Rangers May Have Gotten Another Sam Dyson in Wilhelmsen
Sam Dyson and his refined sinker usage was a story in the Rangers’ 2nd half, and no small part of their unexpected run to the American League West pennant. During the ALDS, FanGraphs’ Jeff Sullivan wrote about how Dyson evolved. As Sullivan noted, the Rangers bettered Dyson by making him throw more sinkers.
First, get to know the guy. Tom Wilhelmsen, whom the Mariners shipped to Texas along with outfielder James Jones and a player to be named later, is known for his unique path to the big leagues. In case you are not familiar with him, he served drinks at a bar in his native Tucson, Arizona while his time away from baseball, hence the nickname The Bartender. Jim Caple of ESPN wrote a detailed story about him back in 2011.
The right-hander who turns thirty-two in December posted a 3.19 ERA, 3.33 FIP, struck out 22.5% and walked 10.9% of he 267 batters he faced in 2015. For comparison, league-wide numbers for relievers in each category were 3.71, 3.83, 22.1, and 8.6, respectively. For his career, he has put up a 2.97 ERA, 3.39 FIP, 22.5 K%, and 10.8 BB%, all of which are not far cry from his 2015 numbers. Although he has issued quite a few free passes, Wilhelmsen has been a solid bullpen piece in the five years in the bigs.
Here’s the stuff he’s got. In 2015, as you can see in the chart above, which is retrieved from Brooks Baseball, Wilhelmsen threw a four-seam fastball that averages 95.5 miles-per-hour, change up at 87.6 MPH, slider at 88.2 MPH, curve ball at 78.3 MPH, and sinker at 95.8 MPH. The last of which is, of course, why I think Wilhelmsen could turn into Sam Dyson 2.0.

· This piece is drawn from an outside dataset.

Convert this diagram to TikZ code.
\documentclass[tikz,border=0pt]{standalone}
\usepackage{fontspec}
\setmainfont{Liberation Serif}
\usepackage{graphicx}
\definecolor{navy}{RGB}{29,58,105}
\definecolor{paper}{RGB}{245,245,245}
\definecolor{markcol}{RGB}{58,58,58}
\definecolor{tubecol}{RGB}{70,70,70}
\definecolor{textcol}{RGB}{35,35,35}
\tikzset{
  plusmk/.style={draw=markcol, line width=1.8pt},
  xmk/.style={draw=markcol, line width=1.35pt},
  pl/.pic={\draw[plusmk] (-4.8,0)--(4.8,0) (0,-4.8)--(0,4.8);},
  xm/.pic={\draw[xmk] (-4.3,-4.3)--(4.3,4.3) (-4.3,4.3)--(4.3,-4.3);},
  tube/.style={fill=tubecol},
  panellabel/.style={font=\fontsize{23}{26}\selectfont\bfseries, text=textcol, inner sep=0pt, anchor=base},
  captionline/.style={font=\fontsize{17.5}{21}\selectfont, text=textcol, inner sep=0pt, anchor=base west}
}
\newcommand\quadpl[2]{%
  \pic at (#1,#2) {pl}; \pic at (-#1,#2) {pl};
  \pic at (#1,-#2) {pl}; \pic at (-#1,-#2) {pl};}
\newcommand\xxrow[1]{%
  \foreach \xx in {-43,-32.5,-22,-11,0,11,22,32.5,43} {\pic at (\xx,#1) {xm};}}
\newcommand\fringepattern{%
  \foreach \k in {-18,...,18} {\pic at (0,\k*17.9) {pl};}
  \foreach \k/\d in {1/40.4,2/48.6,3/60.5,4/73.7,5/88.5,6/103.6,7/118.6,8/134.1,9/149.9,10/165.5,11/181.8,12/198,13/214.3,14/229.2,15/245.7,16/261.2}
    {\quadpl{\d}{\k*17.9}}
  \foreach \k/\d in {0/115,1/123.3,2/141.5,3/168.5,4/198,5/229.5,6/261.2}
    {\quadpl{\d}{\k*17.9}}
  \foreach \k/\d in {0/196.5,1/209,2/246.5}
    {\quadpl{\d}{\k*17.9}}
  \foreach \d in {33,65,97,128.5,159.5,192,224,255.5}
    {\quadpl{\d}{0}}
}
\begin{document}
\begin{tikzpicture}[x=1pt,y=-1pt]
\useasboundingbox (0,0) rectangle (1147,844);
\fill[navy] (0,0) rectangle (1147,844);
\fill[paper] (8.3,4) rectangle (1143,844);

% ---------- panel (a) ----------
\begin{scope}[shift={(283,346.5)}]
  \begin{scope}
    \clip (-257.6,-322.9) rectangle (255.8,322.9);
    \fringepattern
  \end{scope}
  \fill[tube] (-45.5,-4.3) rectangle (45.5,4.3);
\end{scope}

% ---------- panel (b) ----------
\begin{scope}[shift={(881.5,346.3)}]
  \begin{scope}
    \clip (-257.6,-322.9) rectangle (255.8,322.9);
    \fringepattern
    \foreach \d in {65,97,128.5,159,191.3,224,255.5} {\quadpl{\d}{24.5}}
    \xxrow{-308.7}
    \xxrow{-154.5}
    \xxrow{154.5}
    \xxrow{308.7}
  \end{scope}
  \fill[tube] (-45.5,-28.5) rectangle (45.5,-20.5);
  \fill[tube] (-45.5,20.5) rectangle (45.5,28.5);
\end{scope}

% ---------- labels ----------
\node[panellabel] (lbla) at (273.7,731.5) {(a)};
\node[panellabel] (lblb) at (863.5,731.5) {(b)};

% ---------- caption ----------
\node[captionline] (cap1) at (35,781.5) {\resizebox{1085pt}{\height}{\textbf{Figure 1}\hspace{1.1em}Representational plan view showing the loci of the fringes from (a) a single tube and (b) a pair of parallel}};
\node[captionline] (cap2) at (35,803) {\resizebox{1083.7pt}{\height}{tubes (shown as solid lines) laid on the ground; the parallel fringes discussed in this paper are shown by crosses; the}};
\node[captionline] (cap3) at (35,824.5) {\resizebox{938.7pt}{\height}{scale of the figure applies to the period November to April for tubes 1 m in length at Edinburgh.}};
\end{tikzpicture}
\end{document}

Eighty-eight right-handed relievers threw at least 100 sinkers during the 2015 regular season. Dyson ranked fifth among them in whiff-per-swing rate at 22.90%. Right below him, in 6th place was, yes, you guessed it, Tom Wilhelmsen, who induced a whiff 22.00% of the time when batters swung at his sinkers. A year ago, Wilhelmsen had a 23.17% whiff-per-swing rate, good for eighth-highest among ninety-three righty relievers who threw at least 100 sinkers in the 2014 regular season.
Let’s take another look at the pitch. In 2015, among the eighty-eight sinker-throwing right-handed relievers I defined above, Wilhelmsen ranked fifteenth in average velocity on the pitch. His new bullpen mate Dyson was tenth, averaging 96.47 MPH on his sinkers.

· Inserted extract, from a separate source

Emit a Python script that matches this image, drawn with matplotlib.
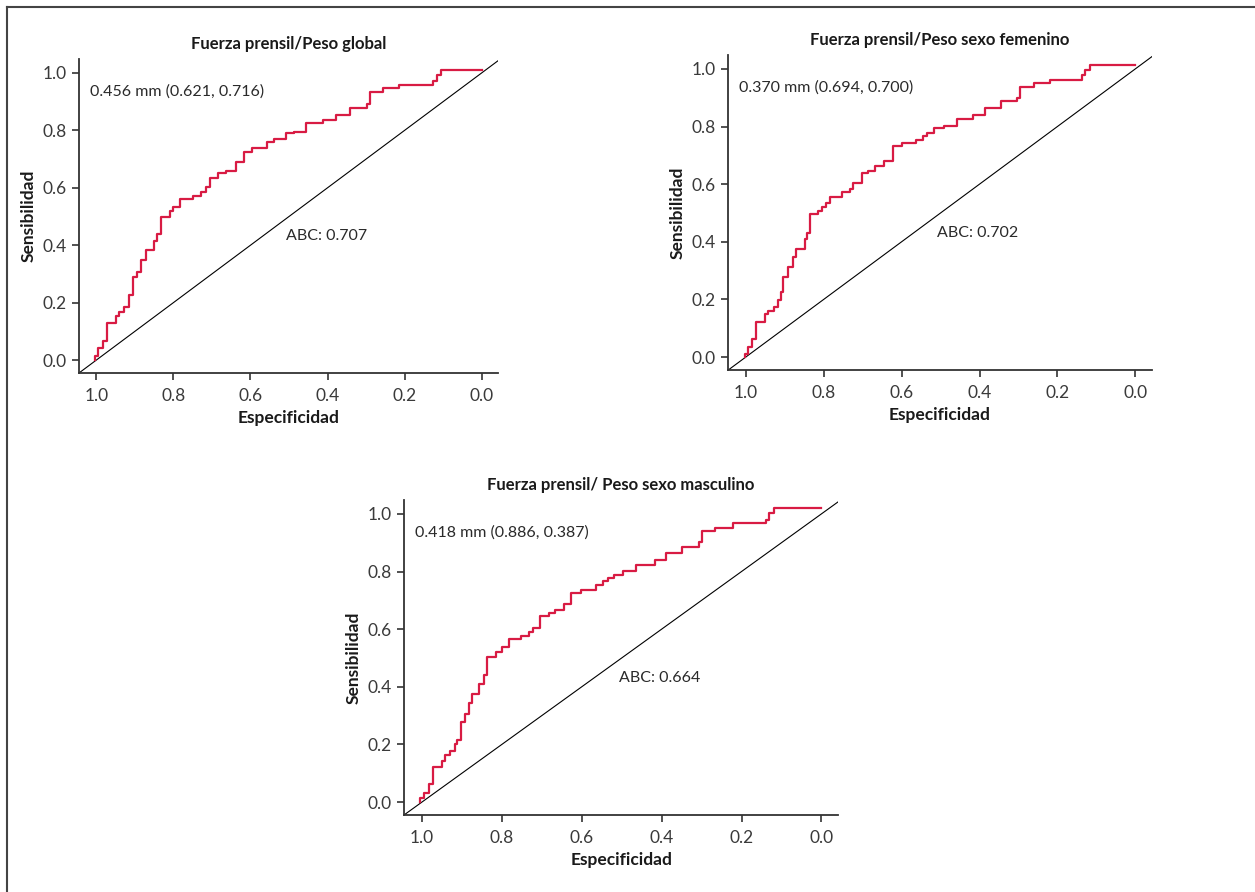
import matplotlib
matplotlib.use('Agg')
import matplotlib.pyplot as plt
from matplotlib.lines import Line2D

plt.rcParams['font.family'] = ['Lato', 'DejaVu Sans']

# specificity where each step up happens, and the sensitivity after it
spec_global = [1.004, 0.996, 0.983, 0.971, 0.949, 0.940, 0.927, 0.914, 0.905, 0.895,
               0.884, 0.871, 0.850, 0.843, 0.832, 0.810, 0.801, 0.782, 0.750, 0.728,
               0.715, 0.705, 0.683, 0.663, 0.637, 0.618, 0.597, 0.558, 0.538, 0.508,
               0.487, 0.457, 0.411, 0.379, 0.342, 0.299, 0.290, 0.257, 0.215, 0.126,
               0.116, 0.107]
sens_global = [0.015, 0.042, 0.067, 0.129, 0.152, 0.166, 0.184, 0.227, 0.291, 0.308,
               0.349, 0.384, 0.416, 0.438, 0.499, 0.519, 0.534, 0.561, 0.572, 0.586,
               0.601, 0.635, 0.652, 0.659, 0.688, 0.725, 0.740, 0.760, 0.768, 0.789,
               0.795, 0.824, 0.835, 0.853, 0.878, 0.891, 0.932, 0.948, 0.959, 0.972,
               0.992, 1.009]

spec_fem = [1.003, 0.994, 0.985, 0.973, 0.951, 0.942, 0.928, 0.918, 0.909, 0.904,
            0.892, 0.878, 0.872, 0.849, 0.842, 0.836, 0.815, 0.804, 0.794, 0.783,
            0.753, 0.733, 0.725, 0.701, 0.686, 0.669, 0.646, 0.623, 0.599, 0.562,
            0.545, 0.536, 0.516, 0.490, 0.457, 0.416, 0.385, 0.346, 0.304, 0.295,
            0.259, 0.220, 0.137, 0.128, 0.117]
sens_fem = [0.012, 0.035, 0.062, 0.120, 0.149, 0.159, 0.174, 0.197, 0.224, 0.278,
            0.313, 0.346, 0.374, 0.408, 0.432, 0.497, 0.507, 0.522, 0.534, 0.557,
            0.572, 0.584, 0.603, 0.640, 0.647, 0.664, 0.682, 0.731, 0.742, 0.752,
            0.766, 0.777, 0.795, 0.803, 0.827, 0.841, 0.864, 0.890, 0.899, 0.936,
            0.951, 0.962, 0.977, 0.995, 1.012]

spec_masc = [1.004, 0.996, 0.983, 0.972, 0.950, 0.943, 0.929, 0.918, 0.912, 0.902,
             0.893, 0.883, 0.874, 0.856, 0.845, 0.836, 0.814, 0.800, 0.781, 0.751,
             0.732, 0.722, 0.705, 0.682, 0.668, 0.645, 0.626, 0.601, 0.565, 0.547,
             0.534, 0.520, 0.497, 0.463, 0.417, 0.388, 0.349, 0.307, 0.299, 0.267,
             0.221, 0.138, 0.131, 0.119]
sens_masc = [0.014, 0.031, 0.063, 0.121, 0.142, 0.164, 0.176, 0.200, 0.217, 0.278,
             0.304, 0.345, 0.375, 0.410, 0.441, 0.502, 0.522, 0.537, 0.565, 0.576,
             0.589, 0.605, 0.645, 0.657, 0.666, 0.689, 0.726, 0.736, 0.753, 0.768,
             0.778, 0.787, 0.802, 0.824, 0.839, 0.865, 0.886, 0.904, 0.939, 0.950,
             0.968, 0.979, 1.002, 1.020]

titles = ['Fuerza prensil/Peso global', 'Fuerza prensil/Peso sexo femenino',
          'Fuerza prensil/ Peso sexo masculino']
cutoff_labels = ['0.456 mm (0.621, 0.716)', '0.370 mm (0.694, 0.700)',
                 '0.418 mm (0.886, 0.387)']
auc_labels = ['ABC: 0.707', 'ABC: 0.702', 'ABC: 0.664']
ticks = [1.0, 0.8, 0.6, 0.4, 0.2, 0.0]

curves = [(spec_global, sens_global), (spec_fem, sens_fem), (spec_masc, sens_masc)]
positions = [[0.0629, 0.5818, 0.3339, 0.3520],
             [0.5803, 0.5852, 0.3374, 0.3531],
             [0.3219, 0.0863, 0.3460, 0.3531]]

red = '#d81b43'
grey = '#333333'

fig = plt.figure(figsize=(12.55, 8.92), dpi=100)

for i in range(3):
    ax = fig.add_axes(positions[i])
    spec, sens = curves[i]
    xs = [spec[0]] + spec + [0.0]
    ys = [0.0] + sens + [sens[-1]]
    ax.plot(xs, ys, drawstyle='steps-post', color=red, lw=1.6, zorder=3)
    ax.plot([1.1, -0.1], [-0.1, 1.1], color='black', lw=0.8, zorder=2)
    ax.set_xlim(1.045, -0.042)
    ax.set_ylim(-0.045, 1.048)
    ax.set_xticks(ticks)
    ax.set_yticks(ticks)
    ax.set_xticklabels(['%.1f' % t for t in ticks])
    ax.set_yticklabels(['%.1f' % t for t in ticks])
    for s in ['top', 'right']:
        ax.spines[s].set_visible(False)
    for s in ['left', 'bottom']:
        ax.spines[s].set_linewidth(1.3)
        ax.spines[s].set_color(grey)
    ax.tick_params(direction='out', length=5, width=1.2, color=grey,
                   labelsize=12.5, labelcolor='#3a3a3a')
    ax.tick_params(axis='x', pad=6)
    ax.tick_params(axis='y', pad=4)
    ax.set_title(titles[i], fontsize=12, fontweight='bold', pad=7, color='#1a1a1a')
    ax.set_xlabel('Especificidad', fontsize=12.5, fontweight='bold', color='#1a1a1a', labelpad=4)
    ax.set_ylabel('Sensibilidad', fontsize=12.5, fontweight='bold', color='#1a1a1a', labelpad=4)
    ax.text(1.017, 0.935, cutoff_labels[i], fontsize=11.5, color='#2a2a2a', va='center', ha='left')
    ax.text(0.508, 0.432, auc_labels[i], fontsize=11.5, color='#2a2a2a', va='center', ha='left')

# outer frame (top and left edges only)
fig.add_artist(Line2D([7 / 1255, 1.0], [1 - 7 / 892, 1 - 7 / 892], color='#444444', lw=1.5))
fig.add_artist(Line2D([7 / 1255, 7 / 1255], [0.0, 1 - 7 / 892], color='#444444', lw=1.5))

fig.savefig('out.png', dpi=100, facecolor='white')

The sinker is a pitch supposed to kill a lot of worms. In 2015, batters grounded a nice 69% of the time when they put Wilhelmsen’s sinker in play, which was fifteenth highest among eighty-eight relievers in the aforementioned query. While not quite Dyson-esque, Wilhelmsen’s sinker has its own potential to be an effective weapon.
Alas, the former bartender has thrown the pitch just over 11% of the time during his entire career. Presumably because it’s been hit .303 and slugged .385, to go with a .321 BABIP.
But here’s the thing. Before his arrival in Texas, Dyson, too, had allowed sub-optimal results on his sinkers, yielding a .300 average, .391 slugging percentage, and a .355 BABIP. Those numbers took a 180 turn with the Rangers, .183, .207, and .227, respectively.
So, if the Rangers, especially pitching coach Doug Brocail and bullpen coach Brad Holman, both of whom are new comers, just like Wilhelmsen, can fix his sinker and convince him to throw the offering more, we’ll see yet another sinker-resurrected reliever out of the pen. And Wilhelmsen did have experience of accumulating good outcomes on the sinker in 2014, when he held opponents to a minuscule .143 average and .167 slugging percentage. All he needs to do is bringing back the good vibe.
We may miss Leonys Martin’s cannon for an arm in 2016. But in the meantime, there’s a chance we’ll fall in love with Tom Wilhelmsen dominating hitters with an improved sinker in high-leverage situations.